**GIVEN PROBLEM**
Quote from the first line below through the line that contains "fill=cHol, draw=white, line", both included, and leave the pictures out.

********

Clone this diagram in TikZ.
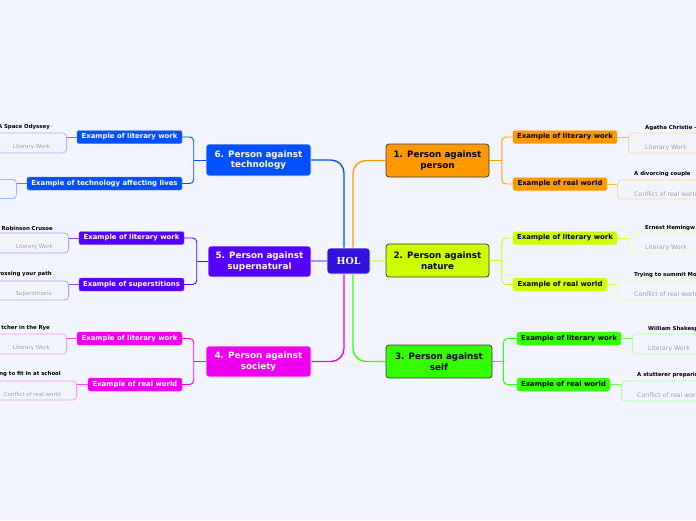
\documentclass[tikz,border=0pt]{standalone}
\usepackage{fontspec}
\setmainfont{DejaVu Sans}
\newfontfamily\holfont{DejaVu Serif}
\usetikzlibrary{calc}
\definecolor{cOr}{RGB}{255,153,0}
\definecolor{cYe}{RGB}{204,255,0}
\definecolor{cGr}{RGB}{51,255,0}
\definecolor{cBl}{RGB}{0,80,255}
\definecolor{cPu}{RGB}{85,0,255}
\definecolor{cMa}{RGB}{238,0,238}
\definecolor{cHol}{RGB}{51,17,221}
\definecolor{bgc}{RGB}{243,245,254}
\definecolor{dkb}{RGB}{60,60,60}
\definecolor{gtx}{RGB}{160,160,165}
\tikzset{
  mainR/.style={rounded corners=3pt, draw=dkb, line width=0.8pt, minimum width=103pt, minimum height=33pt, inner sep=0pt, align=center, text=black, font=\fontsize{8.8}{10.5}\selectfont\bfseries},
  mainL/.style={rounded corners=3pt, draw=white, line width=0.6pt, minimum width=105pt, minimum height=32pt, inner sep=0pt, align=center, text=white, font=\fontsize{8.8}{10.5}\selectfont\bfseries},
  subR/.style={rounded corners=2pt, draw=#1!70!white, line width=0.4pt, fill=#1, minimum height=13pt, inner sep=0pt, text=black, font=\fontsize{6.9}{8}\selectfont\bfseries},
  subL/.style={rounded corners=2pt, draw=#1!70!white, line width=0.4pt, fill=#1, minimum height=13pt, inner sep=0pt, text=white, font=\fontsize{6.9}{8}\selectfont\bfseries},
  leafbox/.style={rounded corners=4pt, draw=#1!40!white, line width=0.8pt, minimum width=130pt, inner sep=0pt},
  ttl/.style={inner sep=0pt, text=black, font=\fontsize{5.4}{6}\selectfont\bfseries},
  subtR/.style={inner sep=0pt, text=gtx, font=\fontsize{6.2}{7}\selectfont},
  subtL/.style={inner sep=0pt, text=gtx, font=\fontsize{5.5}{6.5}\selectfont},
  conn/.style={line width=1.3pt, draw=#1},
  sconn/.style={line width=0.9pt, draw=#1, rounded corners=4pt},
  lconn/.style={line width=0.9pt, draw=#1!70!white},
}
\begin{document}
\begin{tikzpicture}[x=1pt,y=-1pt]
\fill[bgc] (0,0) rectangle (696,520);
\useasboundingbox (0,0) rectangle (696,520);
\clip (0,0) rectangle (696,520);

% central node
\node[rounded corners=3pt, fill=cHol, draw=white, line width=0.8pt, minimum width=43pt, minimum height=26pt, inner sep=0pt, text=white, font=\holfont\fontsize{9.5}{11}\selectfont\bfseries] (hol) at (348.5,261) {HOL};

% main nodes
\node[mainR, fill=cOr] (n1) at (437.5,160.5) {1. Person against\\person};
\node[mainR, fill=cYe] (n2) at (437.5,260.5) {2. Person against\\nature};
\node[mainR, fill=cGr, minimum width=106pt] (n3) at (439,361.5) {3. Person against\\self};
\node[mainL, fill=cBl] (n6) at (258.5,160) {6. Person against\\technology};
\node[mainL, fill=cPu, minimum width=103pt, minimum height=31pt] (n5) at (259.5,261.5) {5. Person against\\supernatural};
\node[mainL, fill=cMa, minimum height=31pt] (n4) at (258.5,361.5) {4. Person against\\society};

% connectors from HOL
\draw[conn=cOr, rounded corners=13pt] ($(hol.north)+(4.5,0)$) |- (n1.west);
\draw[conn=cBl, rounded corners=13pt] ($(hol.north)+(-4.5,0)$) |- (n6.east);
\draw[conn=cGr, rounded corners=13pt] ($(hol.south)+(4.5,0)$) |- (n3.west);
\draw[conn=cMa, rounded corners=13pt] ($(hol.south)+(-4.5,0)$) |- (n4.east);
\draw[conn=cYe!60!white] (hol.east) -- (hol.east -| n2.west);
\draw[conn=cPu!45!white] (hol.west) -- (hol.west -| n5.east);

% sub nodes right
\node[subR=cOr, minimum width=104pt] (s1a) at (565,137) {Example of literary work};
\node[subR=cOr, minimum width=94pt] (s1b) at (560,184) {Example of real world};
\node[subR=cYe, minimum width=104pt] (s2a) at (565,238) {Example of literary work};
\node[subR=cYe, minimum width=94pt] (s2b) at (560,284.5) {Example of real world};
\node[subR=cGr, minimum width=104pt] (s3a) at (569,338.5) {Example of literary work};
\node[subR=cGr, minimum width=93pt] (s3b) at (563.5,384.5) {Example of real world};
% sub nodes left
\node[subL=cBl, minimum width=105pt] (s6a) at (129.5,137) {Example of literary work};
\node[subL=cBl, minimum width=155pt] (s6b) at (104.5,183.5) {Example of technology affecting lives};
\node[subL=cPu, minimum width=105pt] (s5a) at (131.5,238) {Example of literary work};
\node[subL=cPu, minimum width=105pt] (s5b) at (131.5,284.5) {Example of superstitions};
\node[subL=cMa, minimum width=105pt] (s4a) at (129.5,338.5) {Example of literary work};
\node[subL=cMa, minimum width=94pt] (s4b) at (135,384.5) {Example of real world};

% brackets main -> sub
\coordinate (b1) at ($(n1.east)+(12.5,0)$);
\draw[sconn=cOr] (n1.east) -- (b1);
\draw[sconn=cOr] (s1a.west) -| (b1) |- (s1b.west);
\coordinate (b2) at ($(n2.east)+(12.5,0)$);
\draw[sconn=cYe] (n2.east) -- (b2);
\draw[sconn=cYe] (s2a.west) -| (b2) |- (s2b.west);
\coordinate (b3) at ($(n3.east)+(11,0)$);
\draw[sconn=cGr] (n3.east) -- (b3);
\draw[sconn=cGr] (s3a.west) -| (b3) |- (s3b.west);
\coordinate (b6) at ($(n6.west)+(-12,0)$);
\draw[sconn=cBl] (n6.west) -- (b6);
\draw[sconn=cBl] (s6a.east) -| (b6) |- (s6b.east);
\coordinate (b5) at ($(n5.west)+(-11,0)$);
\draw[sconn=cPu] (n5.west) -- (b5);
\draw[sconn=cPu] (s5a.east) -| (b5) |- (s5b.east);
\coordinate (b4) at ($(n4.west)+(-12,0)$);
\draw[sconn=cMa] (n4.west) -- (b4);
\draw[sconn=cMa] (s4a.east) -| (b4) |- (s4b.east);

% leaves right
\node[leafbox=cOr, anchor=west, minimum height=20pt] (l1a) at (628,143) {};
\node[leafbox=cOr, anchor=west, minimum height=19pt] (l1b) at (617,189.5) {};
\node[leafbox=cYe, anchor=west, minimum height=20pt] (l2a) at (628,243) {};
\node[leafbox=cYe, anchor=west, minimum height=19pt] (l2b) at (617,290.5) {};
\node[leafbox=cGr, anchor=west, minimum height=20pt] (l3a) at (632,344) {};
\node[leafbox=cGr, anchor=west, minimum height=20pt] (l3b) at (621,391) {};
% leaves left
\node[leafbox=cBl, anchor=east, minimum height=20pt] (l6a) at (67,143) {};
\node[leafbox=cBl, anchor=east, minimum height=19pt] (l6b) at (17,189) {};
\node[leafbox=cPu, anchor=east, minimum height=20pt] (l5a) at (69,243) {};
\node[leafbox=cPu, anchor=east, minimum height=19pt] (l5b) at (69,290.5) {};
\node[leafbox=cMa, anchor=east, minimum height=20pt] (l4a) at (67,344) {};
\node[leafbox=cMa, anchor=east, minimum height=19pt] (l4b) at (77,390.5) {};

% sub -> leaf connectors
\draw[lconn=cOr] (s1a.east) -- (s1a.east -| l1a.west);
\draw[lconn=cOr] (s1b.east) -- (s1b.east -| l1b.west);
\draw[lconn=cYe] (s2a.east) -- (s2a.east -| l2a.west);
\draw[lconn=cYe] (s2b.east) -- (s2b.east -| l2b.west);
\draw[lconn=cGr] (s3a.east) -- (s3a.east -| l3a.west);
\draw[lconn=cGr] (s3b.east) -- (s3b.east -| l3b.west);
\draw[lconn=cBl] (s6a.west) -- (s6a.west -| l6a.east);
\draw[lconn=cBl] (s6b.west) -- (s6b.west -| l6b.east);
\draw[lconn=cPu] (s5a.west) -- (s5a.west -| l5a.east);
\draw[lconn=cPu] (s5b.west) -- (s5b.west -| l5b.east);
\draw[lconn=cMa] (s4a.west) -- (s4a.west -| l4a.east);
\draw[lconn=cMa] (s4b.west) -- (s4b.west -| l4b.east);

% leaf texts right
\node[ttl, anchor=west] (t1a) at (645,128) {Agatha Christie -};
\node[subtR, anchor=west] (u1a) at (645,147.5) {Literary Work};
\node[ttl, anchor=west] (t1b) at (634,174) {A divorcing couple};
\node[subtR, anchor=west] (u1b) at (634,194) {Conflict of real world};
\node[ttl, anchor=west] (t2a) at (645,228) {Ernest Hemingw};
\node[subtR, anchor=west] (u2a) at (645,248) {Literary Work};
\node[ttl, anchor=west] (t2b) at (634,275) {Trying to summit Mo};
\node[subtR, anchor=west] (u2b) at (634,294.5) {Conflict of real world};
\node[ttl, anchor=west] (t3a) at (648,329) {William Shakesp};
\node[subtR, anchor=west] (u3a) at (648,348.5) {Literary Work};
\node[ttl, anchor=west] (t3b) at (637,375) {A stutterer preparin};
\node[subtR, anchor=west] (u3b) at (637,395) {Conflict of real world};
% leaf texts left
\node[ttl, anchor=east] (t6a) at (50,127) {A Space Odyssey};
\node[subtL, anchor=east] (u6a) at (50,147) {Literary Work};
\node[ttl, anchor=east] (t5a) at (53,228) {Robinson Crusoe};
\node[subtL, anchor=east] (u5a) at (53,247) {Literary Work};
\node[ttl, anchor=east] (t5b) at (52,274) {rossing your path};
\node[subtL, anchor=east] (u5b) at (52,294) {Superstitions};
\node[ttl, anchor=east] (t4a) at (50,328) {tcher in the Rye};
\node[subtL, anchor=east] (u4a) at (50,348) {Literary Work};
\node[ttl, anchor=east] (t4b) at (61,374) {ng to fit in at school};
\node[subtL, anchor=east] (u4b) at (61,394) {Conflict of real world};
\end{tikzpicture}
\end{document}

********

**SOLUTION FOR THIS TASK**
Clone this diagram in TikZ.
\documentclass[tikz,border=0pt]{standalone}
\usepackage{fontspec}
\setmainfont{DejaVu Sans}
\newfontfamily\holfont{DejaVu Serif}
\usetikzlibrary{calc}
\definecolor{cOr}{RGB}{255,153,0}
\definecolor{cYe}{RGB}{204,255,0}
\definecolor{cGr}{RGB}{51,255,0}
\definecolor{cBl}{RGB}{0,80,255}
\definecolor{cPu}{RGB}{85,0,255}
\definecolor{cMa}{RGB}{238,0,238}
\definecolor{cHol}{RGB}{51,17,221}
\definecolor{bgc}{RGB}{243,245,254}
\definecolor{dkb}{RGB}{60,60,60}
\definecolor{gtx}{RGB}{160,160,165}
\tikzset{
  mainR/.style={rounded corners=3pt, draw=dkb, line width=0.8pt, minimum width=103pt, minimum height=33pt, inner sep=0pt, align=center, text=black, font=\fontsize{8.8}{10.5}\selectfont\bfseries},
  mainL/.style={rounded corners=3pt, draw=white, line width=0.6pt, minimum width=105pt, minimum height=32pt, inner sep=0pt, align=center, text=white, font=\fontsize{8.8}{10.5}\selectfont\bfseries},
  subR/.style={rounded corners=2pt, draw=#1!70!white, line width=0.4pt, fill=#1, minimum height=13pt, inner sep=0pt, text=black, font=\fontsize{6.9}{8}\selectfont\bfseries},
  subL/.style={rounded corners=2pt, draw=#1!70!white, line width=0.4pt, fill=#1, minimum height=13pt, inner sep=0pt, text=white, font=\fontsize{6.9}{8}\selectfont\bfseries},
  leafbox/.style={rounded corners=4pt, draw=#1!40!white, line width=0.8pt, minimum width=130pt, inner sep=0pt},
  ttl/.style={inner sep=0pt, text=black, font=\fontsize{5.4}{6}\selectfont\bfseries},
  subtR/.style={inner sep=0pt, text=gtx, font=\fontsize{6.2}{7}\selectfont},
  subtL/.style={inner sep=0pt, text=gtx, font=\fontsize{5.5}{6.5}\selectfont},
  conn/.style={line width=1.3pt, draw=#1},
  sconn/.style={line width=0.9pt, draw=#1, rounded corners=4pt},
  lconn/.style={line width=0.9pt, draw=#1!70!white},
}
\begin{document}
\begin{tikzpicture}[x=1pt,y=-1pt]
\fill[bgc] (0,0) rectangle (696,520);
\useasboundingbox (0,0) rectangle (696,520);
\clip (0,0) rectangle (696,520);

% central node
\node[rounded corners=3pt, fill=cHol, draw=white, line width=0.8pt, minimum width=43pt, minimum height=26pt, inner sep=0pt, text=white, font=\holfont\fontsize{9.5}{11}\selectfont\bfseries] (hol) at (348.5,261) {HOL};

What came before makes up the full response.